* Start *

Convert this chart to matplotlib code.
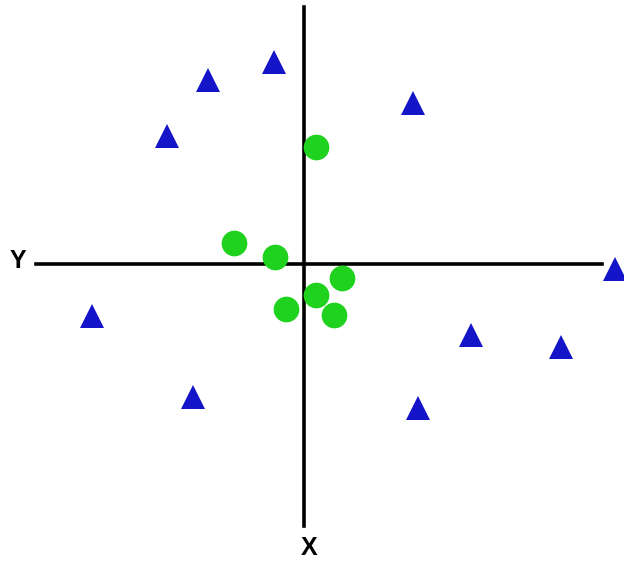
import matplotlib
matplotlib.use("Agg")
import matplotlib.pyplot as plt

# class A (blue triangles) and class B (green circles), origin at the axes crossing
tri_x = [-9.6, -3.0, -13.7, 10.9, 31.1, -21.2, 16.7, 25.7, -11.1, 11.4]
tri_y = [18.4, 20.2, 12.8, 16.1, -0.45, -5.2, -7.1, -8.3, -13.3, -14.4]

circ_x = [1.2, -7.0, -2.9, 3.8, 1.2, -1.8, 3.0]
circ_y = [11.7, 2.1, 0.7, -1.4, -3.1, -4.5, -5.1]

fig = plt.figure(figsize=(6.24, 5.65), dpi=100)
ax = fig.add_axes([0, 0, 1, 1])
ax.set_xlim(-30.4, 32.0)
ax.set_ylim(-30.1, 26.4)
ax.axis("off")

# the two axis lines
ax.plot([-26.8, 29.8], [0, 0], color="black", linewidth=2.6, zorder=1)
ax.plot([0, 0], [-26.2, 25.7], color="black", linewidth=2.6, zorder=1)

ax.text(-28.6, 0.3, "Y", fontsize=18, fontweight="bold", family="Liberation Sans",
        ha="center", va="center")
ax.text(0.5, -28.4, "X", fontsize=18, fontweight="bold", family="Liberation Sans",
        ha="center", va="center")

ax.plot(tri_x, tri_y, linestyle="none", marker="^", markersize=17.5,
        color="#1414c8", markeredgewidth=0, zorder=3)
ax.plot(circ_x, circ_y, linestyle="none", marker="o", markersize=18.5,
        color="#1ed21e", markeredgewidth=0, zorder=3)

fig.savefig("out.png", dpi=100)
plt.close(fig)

* End *
* Start *

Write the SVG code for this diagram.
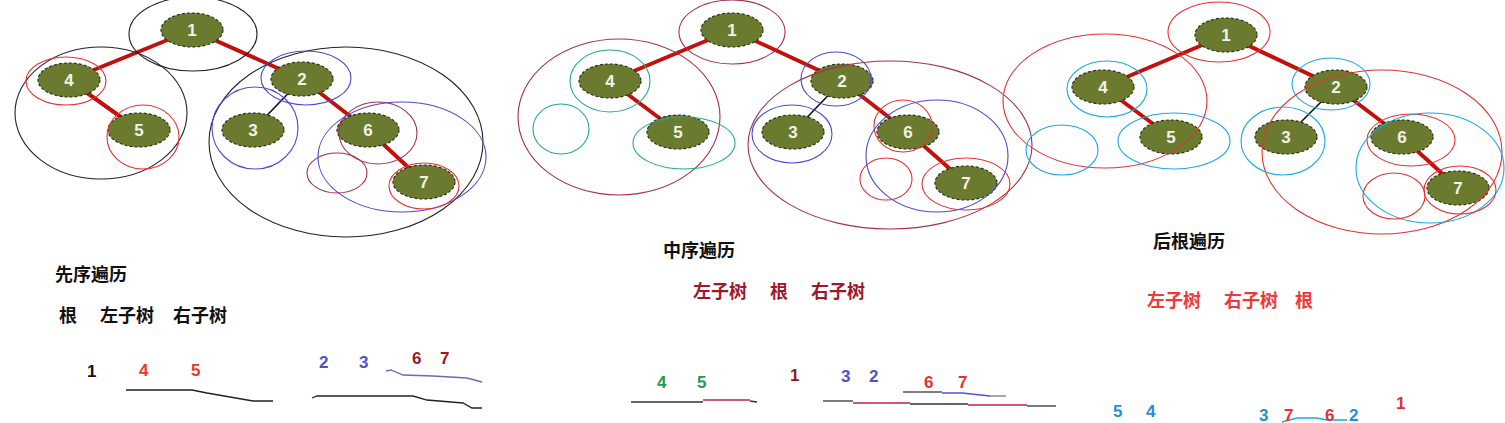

* End *

▶ **Exercise requirements**
Reproduce, starting at the line containing "Convert this chart to matplotlib code." and stopping after the line containing "import matplotlib.pyplot as plt", each of those lines exactly and no others; leave pictures out.

▶ **Answer below**
Convert this chart to matplotlib code.
import matplotlib
matplotlib.use("Agg")
import matplotlib.pyplot as plt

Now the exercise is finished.